Магда Ревер все равно была обречена. Другое дело, что убивать себя через знак зеркала мучительно и противно – все равно что топиться в собственном дерьме. Она сидела в колодках, в крохотной квадратной камере, и вызывала к жизни всю свою ненависть и желчь; отражаясь от стенок со знаком «зеркала», ее собственные нечистоты медленно ее убивали.

А может быть, быстро. Она ведь была сильной и злой, эта Магда Ревер. Может быть, и смерть ее была легка…

В дверь почтительно звякнули. Клавдий прошел в переднюю как был, полуодетый, и тем смутил возникшего на пороге телохранителя:

– Господин Старж, из аэропорта звонили, ждать нас или нет…

– Заждались, – бросил Клавдий равнодушно. – Можно я штаны надену? Нет?

Телохранитель вежливо промолчал.

(Дюнка. Декабрь – январь)

С того самого вечера он перестал ездить на кладбище, потому что ночные посещения могилы не приносили больше отдыха, а только обостряли поселившееся в его душе беспокойство.

Юлек, кажется, был рад – однако вскорости странное поведение приятеля стало беспокоить его куда больше, чем былые бдения на могиле.

Клав нервничал. Клав вздрагивал от невинного прикосновения к плечу; Клав боялся темноты – и в то же время жадно всматривался в ночные окна, в сумерки на улицах, и выражение его глаз в такие минуты очень не нравилось Юлеку.

– Малый, ты, это… Не стесняйся только, если что. Всякое бывает, может быть, тебе к врачу?..

– Спасибо, Юль. Со мной все в порядке.

Однажды, вернувшись с занятий раньше сотоварища, Юлек обнаружил в комнате следы чужого присутствия и предположил, что к Клаву приходила девочка.

– Малый, ты сегодня никого не ждал? Вроде посидела и ушла, конфету из вазочки слопала и наследила вот… Чего она, по общаге босая ходит?

Клав сделался не белый даже – синий. Юлек впервые всерьез подумал, что хорошо бы переселиться в другую комнату. От греха подальше.

И он наверняка решился бы на столь крутую меру, если бы знал, что каждую полночь Клав просыпается с белыми от страха глазами. Ему ночь за ночью снится лицо, заглядывающее из воды в круглое окошко черной самосвальной камеры. Не живое и веселое, как в тот летний день, а белое и неподвижное, затерянное среди атласных оборочек тяжелого гроба.

* * *

Очередной бессонной ночью Клав признался Дюнке в постыдной трусости. Он боится неведомого; то, что находится на грани между «есть» и «нет», навевает тоску. Он живет ради того, чтобы думать о Дюнке, – почему же с того памятного вьюжного вечера мысли о ней вызывают страх?.. Пусть она не обижается. Если она слышит его – пусть подаст знак. У него хватит любви, чтобы перешагнуть через это

После этой сбивчивой исповеди на него снизошло странное спокойствие; он безмятежно проспал ночь и проснулся ровно в семь – как от толчка.
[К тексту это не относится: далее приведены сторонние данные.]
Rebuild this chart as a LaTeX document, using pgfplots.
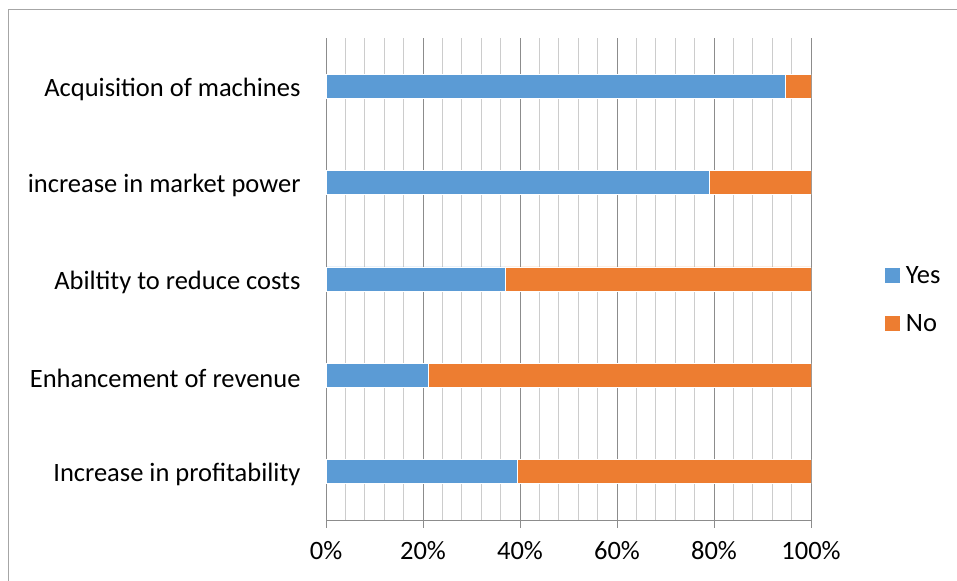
\documentclass[border=0pt]{standalone}
\usepackage{fontspec}
\setmainfont{Carlito}
\usepackage{pgfplots}
\pgfplotsset{compat=1.18}
\definecolor{yesblue}{HTML}{5B9BD5}
\definecolor{noorange}{HTML}{ED7D31}
\begin{document}
\begin{tikzpicture}[x=1bp,y=1bp]
\useasboundingbox (0,0) rectangle (957,581);
\draw[gray!70, line width=1bp] (8,0) -- (8,571) -- (957,571);
\begin{axis}[
    at={(326bp,61bp)}, anchor=south west,
    scale only axis, width=485bp, height=482bp,
    xbar stacked, bar width=24bp,
    xmin=0, xmax=100, ymin=-0.5, ymax=4.5,
    ytick={0,1,2,3,4},
    yticklabels={Increase in profitability, Enhancement of revenue, Abiltity to reduce costs, increase in market power, Acquisition of machines},
    xtick={0,20,...,100},
    xticklabel={\pgfmathprintnumber{\tick}\%},
    minor x tick num=4,
    xmajorgrids, xminorgrids,
    major grid style={color=black!45, line width=0.8bp},
    minor grid style={color=black!20, line width=0.8bp},
    axis x line*=bottom, axis y line*=left,
    axis line style={color=black!45, line width=0.8bp},
    tick align=outside,
    major tick length=8bp, minor tick length=0bp,
    xtick style={color=black!45, line width=0.8bp},
    ytick style={draw=none},
    tick label style={font=\fontsize{26.6}{31}\selectfont, text=black},
    yticklabel style={xshift=-14bp, yshift=-3bp},
    xticklabel style={yshift=-10bp},
    /pgf/number format/assume math mode=true,
    legend style={draw=none, fill=none, at={(1.152,0.53)}, anchor=north west,
        font=\fontsize{26.6}{31}\selectfont, row sep=25bp, inner sep=0pt},
    legend cell align=left,
    legend image code/.code={\fill[#1, draw=none] (0bp,-7.5bp) rectangle (15bp,7.5bp); \path[draw=none, fill=none] (0bp,0bp) -- (19bp,0bp);},
]
\addplot[fill=yesblue, draw=white, line width=0.6bp] coordinates {
    (39.4,0) (21,1) (36.9,2) (79,3) (94.8,4)
};
\addplot[fill=noorange, draw=white, line width=0.6bp] coordinates {
    (60.6,0) (79,1) (63.1,2) (21,3) (5.2,4)
};
\legend{Yes, No}
\end{axis}
\end{tikzpicture}
\end{document}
Юлек размеренно сопел – в тот день у него не было первой пары. В умывальне напротив лили воду, негромко переговаривались, хихикали братья-лицеисты – ежедневные утренние звуки, слишком обыденные для того, чтобы поднять Клава из теплого глубокого сна…

Запах. Какой странный запах, неприятный дух паленой синтетики…

Он встал. Хлопая в полутьме глазами, выбрался за ширму, отгораживающую «спальню» от «прихожей», и включил настольную лампу.

Прикосновение давней метели. Снежинки, бьющиеся в стекло…

Он еще не понял, в чем дело, но майка на спине уже взмокла, повинуясь бессознательному.

На стареньком деревянном столе, где толпились банки консервов, пачки печенья, кофейник, спички и хозяйственное мыло, спокон веков лежала пестрая клеенчатая скатерть.

Среди намалеванных на ней яблок и помидоров, лука, орехов и прочего радостного изобилия темнел сейчас черный след ожога.